═════ Data section

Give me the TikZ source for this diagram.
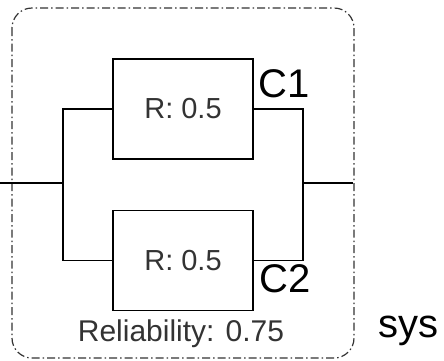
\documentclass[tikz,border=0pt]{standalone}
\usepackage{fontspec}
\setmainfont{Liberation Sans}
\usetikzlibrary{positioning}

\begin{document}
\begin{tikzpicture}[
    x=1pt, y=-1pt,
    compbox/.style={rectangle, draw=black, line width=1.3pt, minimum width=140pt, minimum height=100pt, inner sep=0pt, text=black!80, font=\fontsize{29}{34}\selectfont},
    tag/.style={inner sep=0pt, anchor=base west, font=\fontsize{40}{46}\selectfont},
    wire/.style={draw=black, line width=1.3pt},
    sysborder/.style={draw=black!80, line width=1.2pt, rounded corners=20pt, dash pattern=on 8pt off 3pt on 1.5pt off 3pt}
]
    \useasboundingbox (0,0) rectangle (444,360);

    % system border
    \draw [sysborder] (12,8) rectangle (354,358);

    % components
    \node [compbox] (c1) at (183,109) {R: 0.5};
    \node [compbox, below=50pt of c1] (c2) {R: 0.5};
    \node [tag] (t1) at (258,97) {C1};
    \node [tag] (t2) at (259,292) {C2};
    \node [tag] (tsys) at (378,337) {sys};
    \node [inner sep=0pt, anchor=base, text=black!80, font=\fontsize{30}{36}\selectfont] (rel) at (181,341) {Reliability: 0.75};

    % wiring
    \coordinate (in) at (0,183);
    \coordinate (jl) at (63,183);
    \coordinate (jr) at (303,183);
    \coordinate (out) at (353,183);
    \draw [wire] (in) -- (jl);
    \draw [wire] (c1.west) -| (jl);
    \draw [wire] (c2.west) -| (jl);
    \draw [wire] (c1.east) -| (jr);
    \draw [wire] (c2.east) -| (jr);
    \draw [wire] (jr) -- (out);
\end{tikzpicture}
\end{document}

══════════

» Stated problem
Return the whole listing, word for word, and leave out every picture.

» Response for this exercise
Give me the TikZ source for this diagram.
\documentclass[tikz,border=0pt]{standalone}
\usepackage{fontspec}
\setmainfont{Liberation Sans}
\usetikzlibrary{positioning}

\begin{document}
\begin{tikzpicture}[
    x=1pt, y=-1pt,
    compbox/.style={rectangle, draw=black, line width=1.3pt, minimum width=140pt, minimum height=100pt, inner sep=0pt, text=black!80, font=\fontsize{29}{34}\selectfont},
    tag/.style={inner sep=0pt, anchor=base west, font=\fontsize{40}{46}\selectfont},
    wire/.style={draw=black, line width=1.3pt},
    sysborder/.style={draw=black!80, line width=1.2pt, rounded corners=20pt, dash pattern=on 8pt off 3pt on 1.5pt off 3pt}
]
    \useasboundingbox (0,0) rectangle (444,360);

    % system border
    \draw [sysborder] (12,8) rectangle (354,358);

    % components
    \node [compbox] (c1) at (183,109) {R: 0.5};
    \node [compbox, below=50pt of c1] (c2) {R: 0.5};
    \node [tag] (t1) at (258,97) {C1};
    \node [tag] (t2) at (259,292) {C2};
    \node [tag] (tsys) at (378,337) {sys};
    \node [inner sep=0pt, anchor=base, text=black!80, font=\fontsize{30}{36}\selectfont] (rel) at (181,341) {Reliability: 0.75};

    % wiring
    \coordinate (in) at (0,183);
    \coordinate (jl) at (63,183);
    \coordinate (jr) at (303,183);
    \coordinate (out) at (353,183);
    \draw [wire] (in) -- (jl);
    \draw [wire] (c1.west) -| (jl);
    \draw [wire] (c2.west) -| (jl);
    \draw [wire] (c1.east) -| (jr);
    \draw [wire] (c2.east) -| (jr);
    \draw [wire] (jr) -- (out);
\end{tikzpicture}
\end{document}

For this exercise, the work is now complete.